There is usually entertainment at these events, in this case a juggler dressed as a jester and a band, in troubadour outfits, playing lively renditions of medieval tunes on medieval instruments – the drum and bag pipe. Such markets usually have stalls selling mead, monastery brewed ales and berry wines, tipples not often found at beer festivals the rest of the year.

The stalls are also an interesting feature of these markets, although some are the familiar wooden huts of the more common beer fests, most are colourful tents, more like pavilions, in fact, of the type we are used to seeing in Robin Hood movies of the 1960s from America, with pointed tops and flowing sides. Many of the wares on offer at these stalls are also surprising. There is usually a fortune teller at the market who does palmistry and tarot cards; you can get a scroll with your family name and its history, or buy a hand-crafted bow or a blacksmith forged sword. A stall selling armour is often present at these fairs as are stalls selling medieval costumes and woolen cloaks. There are herb and spice stalls, a bakery selling freshly baked bread from an on site wood stoked oven and a stall selling drinking horns.

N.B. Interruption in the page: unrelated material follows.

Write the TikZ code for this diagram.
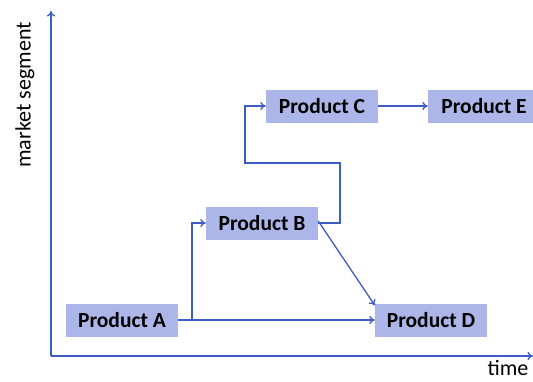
\documentclass[tikz,border=0pt]{standalone}
\usepackage{fontspec}
\setmainfont{Carlito}
\usetikzlibrary{arrows.meta}
\definecolor{boxfill}{RGB}{172,182,232}
\definecolor{linkblue}{RGB}{62,92,200}
\begin{document}
\begin{tikzpicture}[x=1pt,y=-1pt,
  product/.style={fill=boxfill, minimum width=112pt, minimum height=33pt,
    inner sep=0pt, font=\fontsize{21.5}{23}\selectfont\bfseries},
  link/.style={draw=linkblue, line width=1.3pt, -{To[length=5.5pt,width=8pt]}},
  axis/.style={draw=linkblue, line width=1.3pt, -{To[length=5.5pt,width=8pt]}},
  lbl/.style={font=\fontsize{22}{24}\selectfont, inner sep=0pt}]
\useasboundingbox (0,0) rectangle (533,381);

% axes
\coordinate (origin) at (51,356);
\coordinate (ytop) at (51,11);
\coordinate (xend) at (533,356);
\draw[axis] (origin) -- (ytop);
\draw[axis] (origin) -- (xend);
\node[lbl, rotate=90] (ylabel) at (25,95) {market segment};
\node[lbl] (xlabel) at (508,368) {time};

% products
\node[product] (A) at (122,320) {Product A};
\node[product] (B) at (262,223) {Product B};
\node[product] (C) at (322,106) {Product C};
\node[product] (D) at (431,320) {Product D};
\node[product] (E) at (484,106) {Product E};

% connectors
\coordinate (split) at (192,320);
\draw[link] (A.east) -- (D.west);
\draw[link] (split) |- (B.west);
\draw[link] (B.east) -- (340,223) -- (340,163) -- (245,163) |- (C.west);
\draw[link] ([yshift=2pt]B.east) -- ([yshift=-2pt]D.north west);
\draw[link] (C.east) -- (E.west);
\end{tikzpicture}
\end{document}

Children are also catered for with one or two stalls selling toy wooden swords, bows and shields and even knight helmets. At this particular market there was a large pavilion set up in the Turkish style in which you can drink beer or tea and smoke on water pipes all whilst sat on large cushions at a low set Arabic metal filigreed coffee table. Of course bars abound, what would a medieval market be without stalls to purchase a flagon of ale (some even serve drinks in pewter mugs) or have something to eat. At many of these occasions they roast an entire ox or goat on a spit and slice the meat directly from the roasting beast.

During the market a parade takes place in which the recreation medieval society marches with banners fluttering in the wind, weapons held high, and musicians playing marching music.

Medieval markets have been part of the annual festivities in many German towns for many years and are only recently starting to be held in other countries.The whole thing is an entertaining day out for the whole family and if you get the opportunity I would highly recommend you go to see one.